Throughout all of this, I did my own documentary work. Which came in handy years later when my wife, Jesse, convinced me to do wedding photography with her. In the years that followed, Our Labor of Love rose to the forefront of the industry as one of the top ten wedding photography studios in the world. But as a wedding photographer, I became acutely aware that guests wanted to be involved in the creative process. This is how Smilebooth was born, a user-operated photo booth that is intuitive, empowering, and connective. 

Over four hundred weddings later, as well as multiple incarnations and innovations of Smilebooth, I feel that the time has come for me to pass this particular torch along and start sharing what I've learned. I am currently in that process of transitioning back into doing more as an event producer, but I still have a hand in both Our Labor of Love and Smilebooth (Smilebooth is a particularly clingy robot who gives me guilt trips about abandoning it).

 

Josh Rosen, co-founder of Saturdays Surf NYC, is going to share with us from his experiences in taking disparate passions and fusing them to create a totally new and unique expression of culture and art. 

For Josh it's never just been about speed, but speed + grace. Whether it's skateboarding, surfing, snowboarding; whether it's music, art, fashion; Josh knows there's a difference between clumsy, directionless speed, and the precise movements of a creature in flight. And wherever he goes, his passions come with. Moving to NYC should probably have deterred his surfing itch, but instead it inspired him to take advantage of the new space, not to mention the hole in the market. The NYC perspective combined with the surf lifestyle was a hybrid waiting to happen. 

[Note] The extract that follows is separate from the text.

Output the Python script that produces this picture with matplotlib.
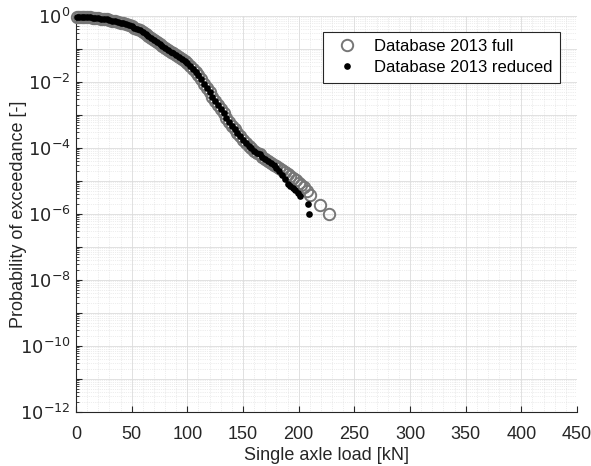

Years after building the surf shop literally with his own hands, now at the helm of a globally thriving fashion line, Josh still hasn't lost his sense of direction. He is just as excited as ever to keep pouring himself into new outlets of collaboration with other artists. Which is why it'll be so awesome to have him with us: to bounce ideas off of each other, to seek new outlets together.